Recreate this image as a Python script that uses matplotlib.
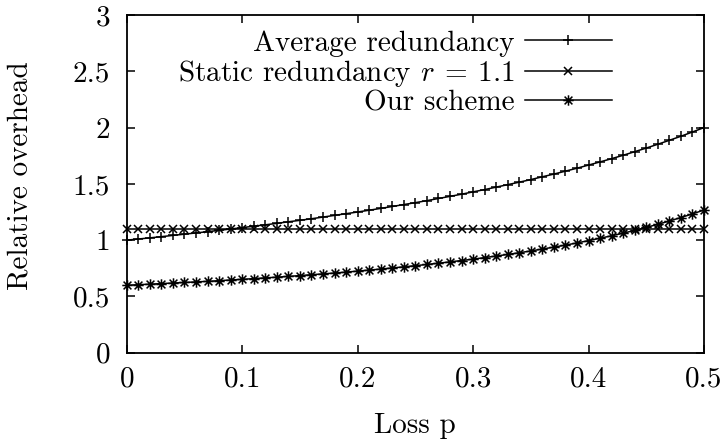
import numpy as np
import matplotlib
matplotlib.use("Agg")
import matplotlib.pyplot as plt
from matplotlib.path import Path

# ---- data ----
loss = [i / 100 for i in range(51)]
average_redundancy = [
    1.000, 1.010, 1.020, 1.031, 1.042, 1.053, 1.064, 1.075, 1.087, 1.099,
    1.111, 1.124, 1.136, 1.149, 1.163, 1.176, 1.190, 1.205, 1.220, 1.235,
    1.250, 1.266, 1.282, 1.299, 1.316, 1.333, 1.351, 1.370, 1.389, 1.408,
    1.429, 1.449, 1.471, 1.493, 1.515, 1.538, 1.563, 1.587, 1.613, 1.639,
    1.667, 1.695, 1.724, 1.754, 1.786, 1.818, 1.852, 1.887, 1.923, 1.961,
    2.000]
static_redundancy = [1.1] * 51
our_scheme = [
    0.600, 0.604, 0.609, 0.614, 0.619, 0.624, 0.629, 0.634, 0.640, 0.646,
    0.652, 0.658, 0.665, 0.671, 0.678, 0.685, 0.693, 0.700, 0.708, 0.716,
    0.725, 0.734, 0.743, 0.753, 0.763, 0.773, 0.784, 0.795, 0.807, 0.819,
    0.831, 0.845, 0.859, 0.873, 0.888, 0.904, 0.921, 0.938, 0.956, 0.975,
    0.996, 1.017, 1.039, 1.062, 1.087, 1.113, 1.141, 1.170, 1.201, 1.233,
    1.268]
labels = ["Average redundancy", r"Static redundancy $r\:=\:1.1$", "Our scheme"]
xticks = [0, 0.1, 0.2, 0.3, 0.4, 0.5]
xticklabels = ["0", "0.1", "0.2", "0.3", "0.4", "0.5"]
yticks = [0, 0.5, 1, 1.5, 2, 2.5, 3]
yticklabels = ["0", "0.5", "1", "1.5", "2", "2.5", "3"]
xlabel = "Loss p"
ylabel = "Relative overhead"

# ---- style ----
plt.rcParams["font.family"] = ["cmr10", "DejaVu Serif"]
plt.rcParams["mathtext.fontset"] = "cm"
plt.rcParams["axes.formatter.use_mathtext"] = True
FS = 21

fig = plt.figure(figsize=(7.24, 4.44), dpi=100)
ax = fig.add_axes([0.175, 0.2056, 0.9724 - 0.175, 0.9662 - 0.2056])

asterisk = Path(
    [(-1, 0), (1, 0), (0, -1), (0, 1), (-0.75, -0.75), (0.75, 0.75),
     (-0.75, 0.75), (0.75, -0.75)],
    [Path.MOVETO, Path.LINETO] * 4)

lw = 1.1
ms = 6.5
ax.plot(loss, average_redundancy, color="black", lw=lw, marker="+",
        ms=ms, mew=lw, clip_on=False, label=labels[0])
ax.plot(loss, static_redundancy, color="black", lw=lw, marker="x",
        ms=ms - 0.5, mew=lw, clip_on=False, label=labels[1])
ax.plot(loss, our_scheme, color="black", lw=lw, marker=asterisk,
        ms=ms + 1, mew=lw, mfc="none", clip_on=False, label=labels[2])

ax.set_xlim(0, 0.5)
ax.set_ylim(0, 3)
ax.set_xticks(xticks)
ax.set_xticklabels(xticklabels)
ax.set_yticks(yticks)
ax.set_yticklabels(yticklabels)
ax.tick_params(direction="in", length=6, width=1.1, top=True, right=True,
               labelsize=FS)
ax.tick_params(axis="x", pad=10)
ax.tick_params(axis="y", pad=12)
for s in ax.spines.values():
    s.set_linewidth(1.3)

ax.set_xlabel(xlabel, fontsize=FS, labelpad=14)
ax.set_ylabel(ylabel, fontsize=FS)
ax.yaxis.set_label_coords(-0.162, 0.523)

leg = ax.legend(loc="upper right", bbox_to_anchor=(0.841, 0.955),
                markerfirst=False, frameon=False, fontsize=FS,
                handlelength=3.0, handletextpad=0.35, labelspacing=0.035,
                borderpad=0, borderaxespad=0, numpoints=1)

fig.savefig("out.png", dpi=100)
____________________
▶ [Prompt]: Starting at the top of the listing above, please restate word for word each line up to and including the one that holds "from matplotlib.path import Path", omitting every image.

▶ [Response for this exercise]:
Recreate this image as a Python script that uses matplotlib.
import numpy as np
import matplotlib
matplotlib.use("Agg")
import matplotlib.pyplot as plt
from matplotlib.path import Path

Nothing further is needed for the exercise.